Who would want to be?

Who would want to be such a control freak?

S1E7 - Socks: Why Do Our Feet Always Get Hugs?

5.14.18

S1E7 - Socks: Why Do Our Feet Always Get Hugs? 

 

I know some people feel stifled at times by socks, like how jean-wearers 5 years ago “can’t move” now unless they’re wearing leggings. Probably other better reasons exist; I’m just comfortable with socks so the non-wearers seem strange. Especially people who can’t wear socks to sleep. What if they kick away the covers? IT WOULD BE A TOTAL DISASTER! Socks make me feel warm and comforted, complete an outfit, fill out slightly wide shoes, keep a blister at bay on a hike, and stop feet from sliding around in shoes that aren’t meant to be exposed to bare feet. They also become a towel for drying feet from an unexpected dip in a river, facilitate wondrous slides on hardwood floors, and perhaps they even mask stinky feet. Whoda thunk it?
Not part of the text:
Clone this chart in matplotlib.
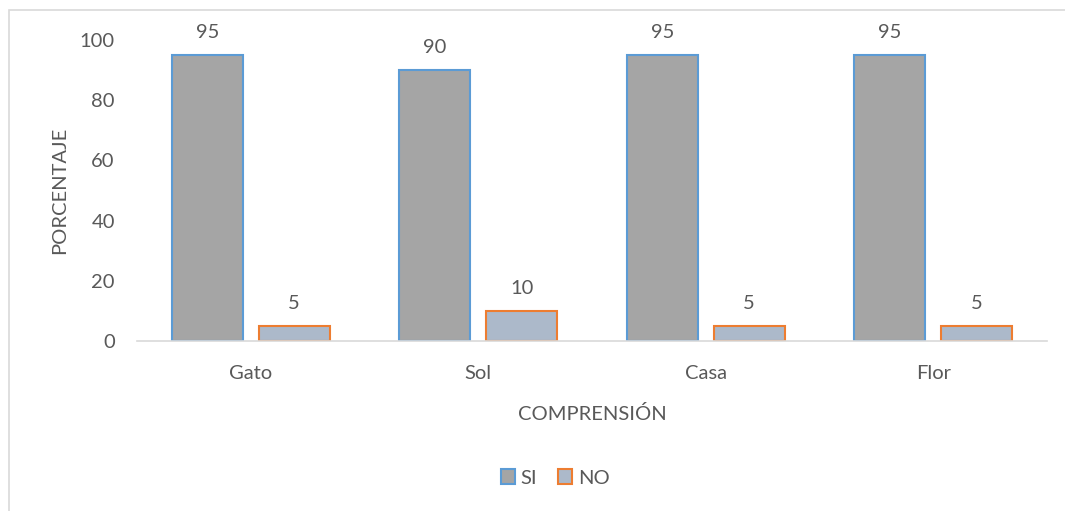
import matplotlib.pyplot as plt
import numpy as np
from matplotlib.patches import Rectangle

categories = ['Gato', 'Sol', 'Casa', 'Flor']
si_values = [95, 90, 95, 95]
no_values = [5, 10, 5, 5]

TEXT = '#595959'
FS = 14.5
plt.rcParams['font.family'] = ['Lato', 'DejaVu Sans']

fig = plt.figure(figsize=(10.65, 5.11), dpi=100)
ax = fig.add_axes([137 / 1065, 1 - 341 / 511, 910 / 1065, 301 / 511])

# outer chart border (left/top visible)
fig.patches.append(Rectangle((9 / 1065, -0.1), 1.2, (511 - 10) / 511 + 0.1,
                             transform=fig.transFigure, fill=False,
                             edgecolor='#D9D9D9', linewidth=1.2))

x = np.arange(len(categories))
w = 0.312
off = 0.191
b1 = ax.bar(x - off, si_values, w, color='#A5A5A5', edgecolor='#5B9BD5',
            linewidth=1.5, label='SI')
b2 = ax.bar(x + off, no_values, w, color='#ACB9CA', edgecolor='#ED7D31',
            linewidth=1.5, label='NO')

for bars in (b1, b2):
    ax.bar_label(bars, padding=10, color=TEXT, fontsize=FS, clip_on=False)

ax.set_xlim(-0.5, 3.5)
ax.set_ylim(0, 100)
ax.set_yticks(range(0, 101, 20))
ax.set_xticks(x)
ax.set_xticklabels(categories)
ax.tick_params(length=0, colors=TEXT, labelsize=FS)
ax.tick_params(axis='y', pad=16)
ax.tick_params(axis='x', pad=17)
for s in ['top', 'right', 'left']:
    ax.spines[s].set_visible(False)
ax.spines['bottom'].set_color('#D9D9D9')
ax.spines['bottom'].set_linewidth(1.2)

ax.set_xlabel('COMPRENSIÓN', color=TEXT, fontsize=FS, labelpad=17)
ax.set_ylabel('PORCENTAJE', color=TEXT, fontsize=FS, labelpad=8)

fig.legend(handles=[b1, b2], labels=['SI', 'NO'], loc='center',
           bbox_to_anchor=(555 / 1065, 1 - 478 / 511), ncol=2, frameon=False,
           fontsize=FS, labelcolor=TEXT, handlelength=0.7, handleheight=0.7,
           handletextpad=0.3, columnspacing=1.0)

fig.savefig('out.png', dpi=100)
I appreciate socks quite a bit. But holy smokes, holey socks make me sad when they’ve been my favorite for years. The holes are always in the heel for me, and I hear tell of people who get them at the toes. Wowza, humans are so varied. I do have a stack of mending from the past few years I’ve been meaning to get to, and it includes a few socks for sure. My calendar is always telling me I have a day off in 2 weeks, now it’s time for rehearsal. One of these days I’ll whittle the pile away and wear the stuff again! Back to the topic at hand, I really like hugs. Warmth, envelopment, comfort, there are all kinds of reasons humans and other animals like to cuddle, and hugs are like a slightly less personal version of cuddling. Also, it’s kind of why I like socks. Haven’t been wearing them much recently because of symphony weekends and visiting family in Chico, where it’s too hot to not break out sandals. Anywho, I usually wear socks constantly. Not for showers or yoga stretching, but all other times are fair game. When do you like to wear socks, or not? My feyoncé reminded me of the whole childhood-Christmas-present-socks-are-not-great thing, but now as adults we really appreciate them. I actually bought Eric a subscription for monthly socks as a birthday present and he kinda loved it. Visually, socks can be fun! I like patterns but usually wear tamer wool socks because they’re more durable-seeming and good for chilly-ish weather. Cool patterns unfortunately seem to add a dollar sign at the store, but the happiness they bring might be worth it. Sometimes. Like my Sasquatch socks! (They’re only visible if my outfit is strange, but it’s bound to happen sometimes.)

 

Here is a haiku:

Socks are on my feet

They embrace my very soles

Fabric hugs the skin

 

I’ve always liked that haikus are concise and often spring from the most mundane and beautiful aspects of life. When I was 16 and on a gap year after high school, I was doing a program away from home for a few months and wrote about 50 haikus while on a short solo camping excursion. No phone, just burritos and a notebook and a sleeping bag. I’d write more if I didn’t have a smartphone for sure - more on that later. Well, happy Mundane Monday and have a great sock-filled or sock-free week!